Failing to plan far enough ahead. Cuba is not a last-minute destination. If you don’t plan your trip well in advance, the best hotels won’t be available.
That said, Cuba really isn’t ready to be an unguided destination, and independent travelers do themselves a disservice. The country is bursting at the seams at its current annual visitor level, and the best hotels are sold out months in advance. Overbooking by guides, restaurants, and other services is commonplace, and the lack of reliable phone and Internet service makes coping with such problems a real challenge. Factor in flight delays, mechanical issues with cars and buses, and hotel cancellations or “rerouting” and you can see why expert planning is crucial.
From the rooftop pool deck of the Hotel Saratoga, you have a clear view of the ocean and an almost 360-degree view of Havana; come here in the evening for glorious sunset colors.
The best time to capture the intricate façade of the neo-Baroque Grand Teatro de la Habana, home to the National Ballet and Opera, is after dark, when it is showcased by dramatic lighting.
Tip: Cubans appreciate U.S.-branded candy and gum, not available in Cuba.

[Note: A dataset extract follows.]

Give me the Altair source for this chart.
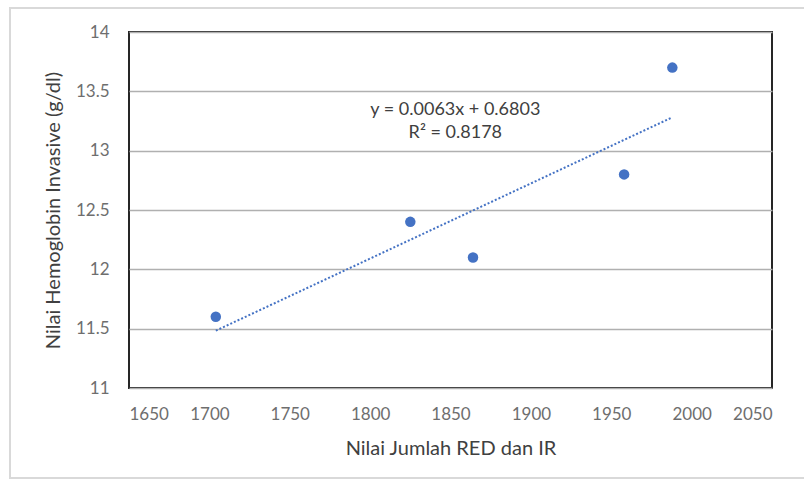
import altair as alt
import pandas as pd

x_vals = [1704, 1825, 1864, 1958, 1988]
y_vals = [11.6, 12.4, 12.1, 12.8, 13.7]
eq_lines = ["y = 0.0063x + 0.6803", "R² = 0.8178"]
eq_x = [1853, 1853]
eq_y = [13.345, 13.15]

df = pd.DataFrame({"x": x_vals, "y": y_vals})
df_eq = pd.DataFrame({"t": eq_lines, "x": eq_x, "y": eq_y})

FONT = "Lato"
BLUE = "#4472C4"

xs = alt.Scale(domain=[1650, 2050], nice=False, zero=False)
ys = alt.Scale(domain=[11, 14], nice=False, zero=False)

base = alt.Chart(df)

points = base.mark_circle(size=110, color=BLUE, opacity=1).encode(
    x=alt.X("x:Q", scale=xs,
            axis=alt.Axis(title="Nilai Jumlah RED dan IR", values=list(range(1650, 2051, 50)),
                          format="d",
                          grid=False, ticks=False, domain=False, labelPadding=18,
                          labelColor="#6e6e6e", labelFontSize=17, labelFont=FONT,
                          titleFont=FONT, titleFontSize=20, titleFontWeight="normal",
                          titleColor="#404040", titlePadding=16)),
    y=alt.Y("y:Q", scale=ys,
            axis=alt.Axis(title="Nilai Hemoglobin Invasive (g/dl)", values=[11, 11.5, 12, 12.5, 13, 13.5, 14],
                          format=".1~f",
                          grid=True, gridColor="#b0b0b0", gridWidth=1.5, ticks=False, domain=False,
                          labelPadding=20, labelColor="#6e6e6e", labelFontSize=17, labelFont=FONT,
                          titleFont=FONT, titleFontSize=20, titleFontWeight="normal",
                          titleColor="#404040", titlePadding=12)),
)

trend = base.transform_regression("x", "y").mark_line(
    color=BLUE, strokeDash=[2, 2], strokeWidth=2
).encode(x=alt.X("x:Q", scale=xs), y=alt.Y("y:Q", scale=ys))

eq = alt.Chart(df_eq).mark_text(font=FONT, fontSize=18, color="#404040", align="center").encode(
    x=alt.X("x:Q", scale=xs), y=alt.Y("y:Q", scale=ys), text="t:N"
)

frame = alt.Chart(df).mark_rect(fill=None, stroke="#d9d9d9", strokeWidth=1.5).encode(
    x=alt.value(-119), x2=alt.value(700), y=alt.value(-24), y2=alt.value(446)
)

chart = alt.layer(frame, trend, points, eq).properties(
    width=643, height=356,
    autosize=alt.AutoSizeParams(type="none"),
    padding={"left": 129, "top": 32, "right": 32, "bottom": 91},
    background="white",
).configure_view(stroke="#262626", strokeWidth=2)

chart.save("out.html", embed_options={"renderer": "svg", "actions": False})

Bringing a bag or two of miniature candies from America is a good way to spread the smiles that often lead to nice photographs.
Rarely accept the first price offered by taxi drivers. Taxis are not metered; it shouldn’t cost more than 10 Cuban Convertible Pesos (CUC) to go just about anywhere.

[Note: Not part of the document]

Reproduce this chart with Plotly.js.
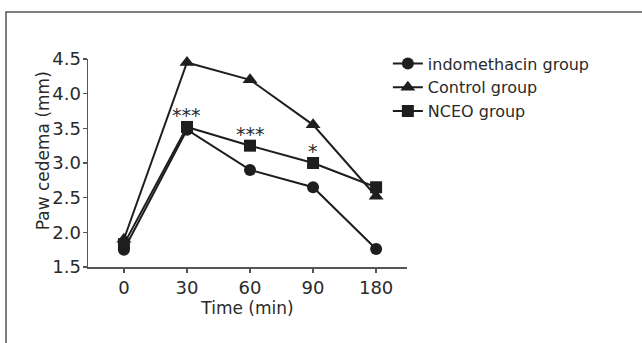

Leather goods, hand-carved wooden items, and canvas folk-art paintings are especially good finds, as well as anything at Almacenes San José, the large covered artisans market near the marina. (Slightly better art is found in the back right corner.) Look for leather tubes for the single cigars you plan to bring home as gifts and also hand-crafted humidors—the prices are much better here than at the Partagas Factory Store. After walking down one or two rows, you are done—the aisles tend to keep repeating. For those who hate souvenir shopping, plan to meet your traveling companions at the brewery pub next door.
Many U.S. apps are blocked from full use in Cuba. The fix: A VPN (virtual private network) app, which will allow you to use all of your apps when connected to Wi-Fi.
Unless you are going on a long trip, it is a great idea to go “carry-on only.” The Havana airport is a busy one, and when several planes arrive at once, it can be a very long wait for baggage.
Any drug-store products you might need. Even ibuprofen is hard to find. When in doubt, pack a small supply just to be safe.
Good walking shoes. No stilettos, ladies! With cobblestone and potholes, you’ll encounter uneven pavement wherever you go. Comfortable footwear is the rule in Cuba.